Publication Date

5-2017

Date of Final Oral Examination (Defense)

12-13-2016

Type of Culminating Activity

Dissertation - Boise State University Access Only

Degree Title

Doctor of Education in Curriculum and Instruction

Department

Curriculum, Instruction, and Foundational Studies

Major Advisor

Tyler G. Johnson, Ph.D.

Major Advisor

Susan D. Martin, Ph.D.

Advisor

Shelley Lucas, Ph.D.

Advisor

Nicole Bolter, Ph.D.

Abstract

Youth sport coaches in the U.S. fulfill a vital role yet many are untrained or receive limited opportunities for coaching education. Due to the situated and social nature of sport coaching, coaches’ communities of practice (CCoP) have been offered as a complementary pathway for the continuing professional development of youth sport coaches.
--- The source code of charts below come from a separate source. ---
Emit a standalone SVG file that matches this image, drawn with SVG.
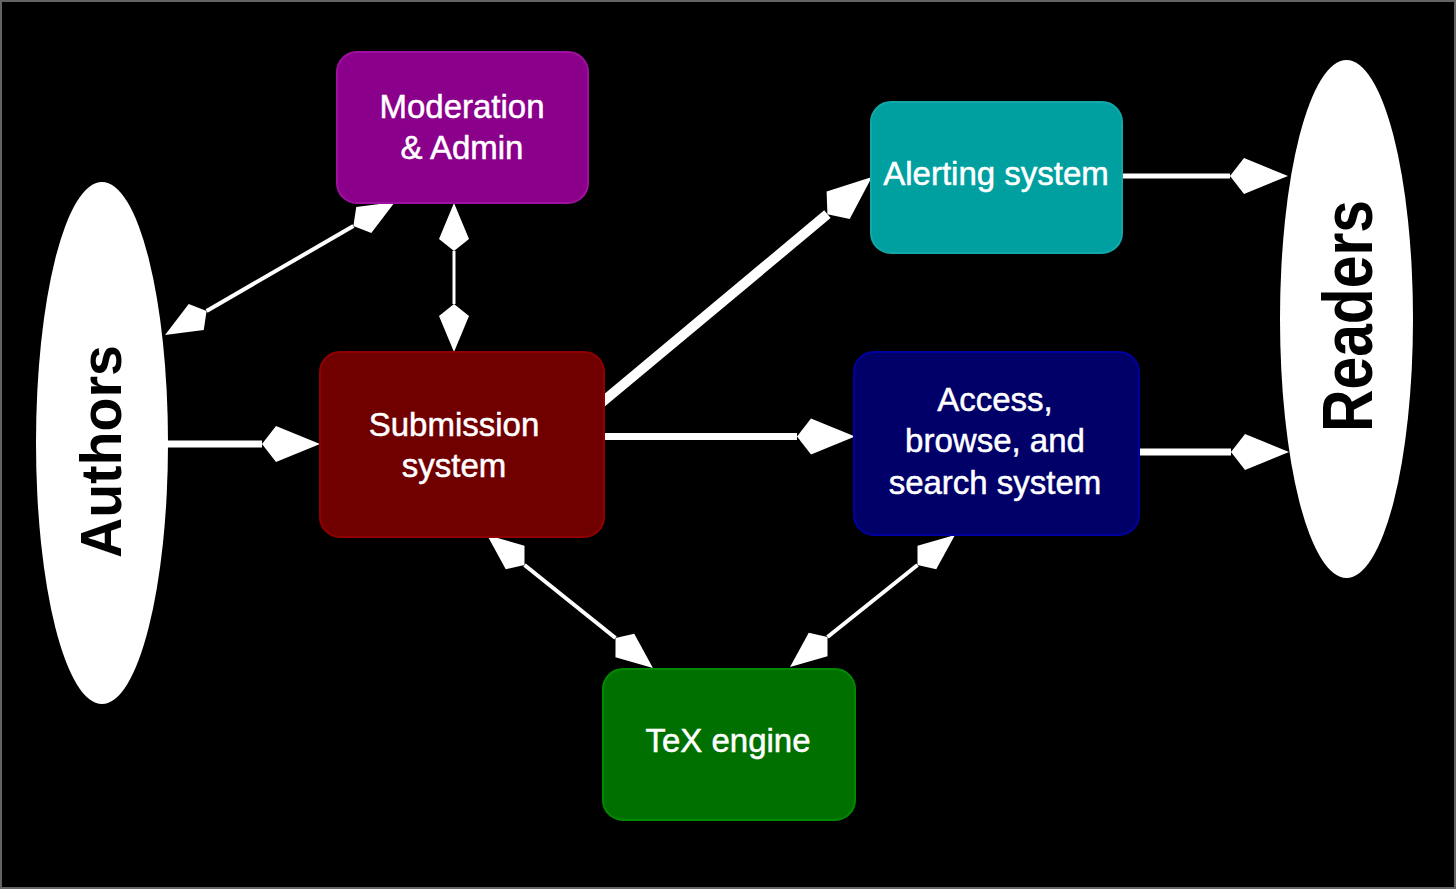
<svg xmlns="http://www.w3.org/2000/svg" width="1456" height="889" viewBox="0 0 1456 889">
<style>
.box{stroke-width:2}
.lbl{font-family:"Liberation Sans",Arial,sans-serif;font-size:33px;fill:#fff;stroke:#fff;stroke-width:0.5;text-anchor:middle}
.big{font-family:"Liberation Sans",Arial,sans-serif;font-weight:bold;fill:#000;text-anchor:middle}
.ell{fill:#fff}
.c{stroke:#fff;fill:none;stroke-linecap:butt}
</style>
<defs>
<marker id="hs" markerUnits="userSpaceOnUse" markerWidth="50" markerHeight="40" refX="0" refY="20" orient="auto-start-reverse" overflow="visible">
<path d="M0,20 L12,5 L48,20 L12,35 Z" fill="#fff"/>
</marker>
<marker id="hl" markerUnits="userSpaceOnUse" markerWidth="60" markerHeight="40" refX="0" refY="20" orient="auto-start-reverse" overflow="visible">
<path d="M0,20 L14,2 L58,20 L14,38 Z" fill="#fff"/>
</marker>
</defs>
<rect x="1" y="1" width="1454" height="887" fill="#000" stroke="#646464" stroke-width="2"/>

<g id="connectors">
<path class="c" d="M206.6,311 L353.4,226" stroke-width="4" marker-start="url(#hs)" marker-end="url(#hs)"/>
<path class="c" d="M454,251 L454,304" stroke-width="3" marker-start="url(#hs)" marker-end="url(#hs)"/>
<path class="c" d="M166,444 L262,444" stroke-width="7" marker-end="url(#hl)"/>
<path class="c" d="M600,404 L827.4,214.2" stroke-width="10" marker-end="url(#hl)"/>
<path class="c" d="M603,436.5 L797,436.5" stroke-width="7" marker-end="url(#hl)"/>
<path class="c" d="M1121,176 L1230,176" stroke-width="5" marker-end="url(#hl)"/>
<path class="c" d="M1138,452 L1231,452" stroke-width="7" marker-end="url(#hl)"/>
<path class="c" d="M524.5,565 L615.5,638" stroke-width="4" marker-start="url(#hs)" marker-end="url(#hs)"/>
<path class="c" d="M917.5,565 L827.5,637" stroke-width="4" marker-start="url(#hs)" marker-end="url(#hs)"/>
</g>

<g id="authors">
<ellipse class="ell" cx="102" cy="443" rx="66" ry="261"/>
<text class="big" transform="translate(121,451.5) rotate(-90)" x="0" y="0" font-size="58" textLength="213" lengthAdjust="spacingAndGlyphs">Authors</text>
</g>

<g id="readers">
<ellipse class="ell" cx="1346.5" cy="319" rx="66.5" ry="259"/>
<text class="big" transform="translate(1372,316) rotate(-90)" x="0" y="0" font-size="70" textLength="232" lengthAdjust="spacingAndGlyphs">Readers</text>
</g>

<g id="moderation">
<rect class="box" x="337" y="52" width="251" height="151" rx="20" fill="#8B008B" stroke="#A010A0"/>
<text class="lbl" x="462" y="118">Moderation</text>
<text class="lbl" x="462" y="159">&amp; Admin</text>
</g>

<g id="submission">
<rect class="box" x="320" y="352" width="284" height="185" rx="20" fill="#700000" stroke="#900000"/>
<text class="lbl" x="454" y="436">Submission</text>
<text class="lbl" x="454" y="477">system</text>
</g>

<g id="alerting">
<rect class="box" x="871" y="102" width="251" height="151" rx="20" fill="#00A0A0" stroke="#10A8A8"/>
<text class="lbl" x="996" y="185">Alerting system</text>
</g>

<g id="access">
<rect class="box" x="854" y="352" width="285" height="183" rx="20" fill="#000068" stroke="#0000A0"/>
<text class="lbl" x="995" y="411">Access,</text>
<text class="lbl" x="995" y="452">browse, and</text>
<text class="lbl" x="995" y="494">search system</text>
</g>

<g id="tex">
<rect class="box" x="603" y="669" width="252" height="151" rx="20" fill="#007000" stroke="#008A00"/>
<text class="lbl" x="728" y="752">TeX engine</text>
</g>
</svg>
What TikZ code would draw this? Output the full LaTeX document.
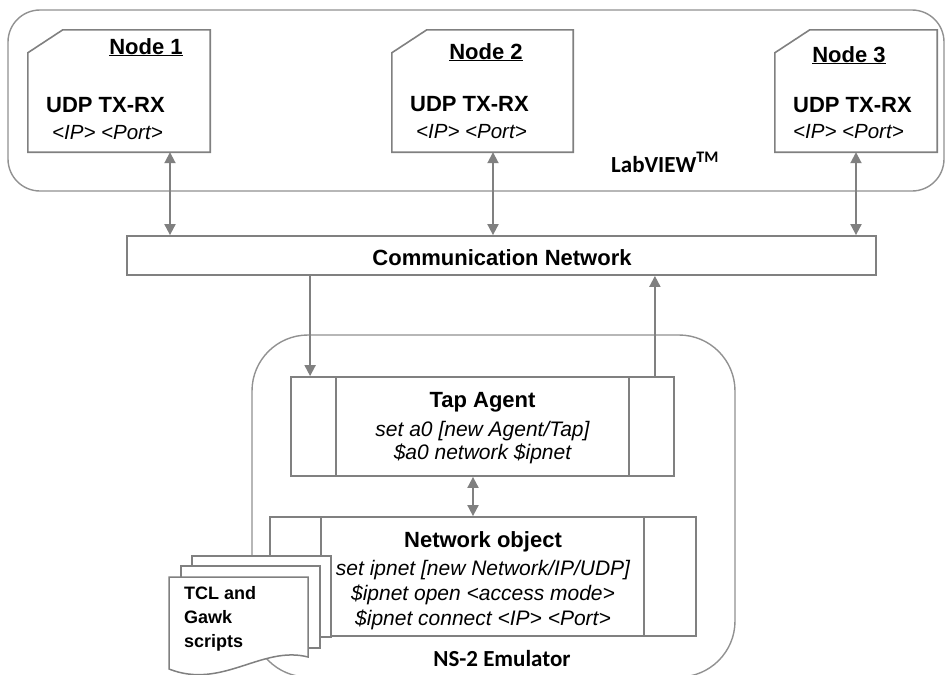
\documentclass[tikz,border=0pt]{standalone}
\usepackage{fontspec}
\setmainfont{Liberation Sans}
\newfontfamily\carlito{Carlito}
\usetikzlibrary{arrows.meta}
\definecolor{lg}{RGB}{128,128,128}
\definecolor{cg}{RGB}{145,145,145}
\begin{document}
\begin{tikzpicture}[x=1pt,y=-1pt,
  box/.style={draw=lg, line width=1.8pt, inner sep=0pt, fill=white},
  cont/.style={draw=cg, line width=1.4pt, inner sep=0pt},
  tip/.style={Triangle[length=11pt,width=11pt]},
  arr/.style={draw=lg, line width=1.9pt, -{Triangle[length=11pt,width=11pt]}},
  dbl/.style={draw=lg, line width=1.9pt, {Triangle[length=11pt,width=11pt]}-{Triangle[length=11pt,width=11pt]}},
  bt/.style={font=\fontsize{22}{26}\selectfont\bfseries, inner sep=0pt},
  it/.style={font=\fontsize{21}{25}\selectfont\itshape, inner sep=0pt},
  ipt/.style={font=\fontsize{20.5}{25}\selectfont\itshape, inner sep=0pt},
  ct/.style={font=\fontsize{23}{27}\selectfont\carlito\bfseries, inner sep=0pt},
  dt/.style={font=\fontsize{18}{22}\selectfont\bfseries, inner sep=0pt, anchor=base west},
  page/.style={draw=lg, line width=1.5pt, fill=white},
]
\useasboundingbox (0,0) rectangle (946,675);

% containers
\node[cont, rounded corners=32pt, minimum width=936pt, minimum height=181pt] (lab) at (476,100.5) {};
\node[cont, rounded corners=56pt, minimum width=483pt, minimum height=342pt] (ns) at (493.5,506) {};

% LabVIEW node frames
\node[minimum width=182pt, minimum height=122pt, inner sep=0pt] (n1) at (119,91) {};
\node[minimum width=181pt, minimum height=122pt, inner sep=0pt] (n2) at (482.5,91) {};
\node[minimum width=162pt, minimum height=122pt, inner sep=0pt] (n3) at (856,91) {};
\foreach \n in {n1,n2,n3}{
  \draw[draw=lg, line width=1.6pt] (\n.south west) -- (\n.south east) -- (\n.north east)
    -- ([xshift=35pt]\n.north west) -- ([yshift=-23pt]\n.north west) -- cycle;
}
\node[bt, anchor=base] (n1h) at (146,54) {\underline{Node 1}};
\node[bt, anchor=base] (n2h) at (486,59) {\underline{Node 2}};
\node[bt, anchor=base] (n3h) at (849,62) {\underline{Node 3}};
\node[bt, anchor=base west] (n1u) at (46,112) {UDP TX-RX};
\node[bt, anchor=base west] (n2u) at (410,111) {UDP TX-RX};
\node[bt, anchor=base west] (n3u) at (793,112) {UDP TX-RX};
\node[ipt, anchor=base west] (n1i) at (52,139) {<IP> <Port>};
\node[ipt, anchor=base west] (n2i) at (416,138) {<IP> <Port>};
\node[ipt, anchor=base west] (n3i) at (793,138) {<IP> <Port>};
\node[ct, anchor=base west] (labt) at (611,172) {LabVIEW\textsuperscript{TM}};

% communication network
\node[box, minimum width=749pt, minimum height=39pt] (comm) at (501.5,255.5) {};
\node[bt, anchor=base] (commt) at (502,265) {Communication Network};

% tap agent
\node[box, minimum width=383pt, minimum height=99pt] (tap) at (482.5,426.5) {};
\draw[draw=lg, line width=1.8pt] ([xshift=46pt]tap.north west) -- ([xshift=46pt]tap.south west);
\draw[draw=lg, line width=1.8pt] ([xshift=-46pt]tap.north east) -- ([xshift=-46pt]tap.south east);
\node[bt, anchor=base] (tapt) at (482.5,407) {Tap Agent};
\node[it, anchor=base] (tap1) at (482.5,436.5) {set a0 [new Agent/Tap]};
\node[it, anchor=base] (tap2) at (482.5,459) {\$a0 network \$ipnet};

% network object
\node[box, minimum width=426pt, minimum height=119pt] (net) at (483,576.5) {};
\draw[draw=lg, line width=1.8pt] ([xshift=52pt]net.north west) -- ([xshift=52pt]net.south west);
\draw[draw=lg, line width=1.8pt] ([xshift=-53pt]net.north east) -- ([xshift=-53pt]net.south east);
\node[bt, anchor=base] (nett) at (483,547) {Network object};
\node[it, anchor=base] (net1) at (483,575) {set ipnet [new Network/IP/UDP]};
\node[it, anchor=base] (net2) at (483,600.5) {\$ipnet open <access mode>};
\node[it, anchor=base] (net3) at (483,625.5) {\$ipnet connect <IP> <Port>};
\node[ct, anchor=base] (nst) at (502,666) {NS-2 Emulator};

% arrows
\draw[dbl] ([xshift=51pt]n1.south) -- ([xshift=51pt]n1.south |- comm.north);
\draw[dbl] ([xshift=10.5pt]n2.south) -- ([xshift=10.5pt]n2.south |- comm.north);
\draw[dbl] (n3.south) -- (n3.south |- comm.north);
\draw[arr] ([xshift=20pt]tap.north west |- comm.south) -- ([xshift=20pt]tap.north west);
\draw[arr] ([xshift=-20pt]tap.north east) -- ([xshift=-20pt]tap.north east |- comm.south);
\draw[dbl] ([xshift=-9.5pt]tap.south) -- ([xshift=-9.5pt]tap.south |- net.north);

% multiple documents
\draw[page] (192,556) rectangle (331,637);
\draw[page] (181,566) rectangle (320,648);
\draw[page] (169,577) -- (308,577) -- (308,657)
  .. controls (262,645) and (222,690) .. (169,669) -- cycle;
\node[dt] (d1) at (184,599.5) {TCL and};
\node[dt] (d2) at (184,623.5) {Gawk};
\node[dt] (d3) at (184,647) {scripts};
\end{tikzpicture}
\end{document}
The purpose of this study was to design and cultivate a youth sport CCoP in order to identify (a) the types of coaches’ knowledge shared and (b) the value coaches found through their participation in the CCoP. Participants included five youth sport coaches from one organization in an urban area of the northwestern U.S. Data collection included community session transcripts, reflective journals, and semi-structured interviews. Frameworks from both the sport coaching and social learning literature were used to analyze the data. The coaches’ emphasized professional knowledge in the areas of pedagogy and sport principles and interpersonal knowledge related to local sport culture and interacting with parents. Coaches also found immediate and potential value through their participation. The results also suggest culture should be considered as an additional construct located within coaches’ interpersonal knowledge. This information assists researchers, youth sport coaches, and coach developers in making make more informed decisions about examining and implementing CCoP within systems of youth sport coach development.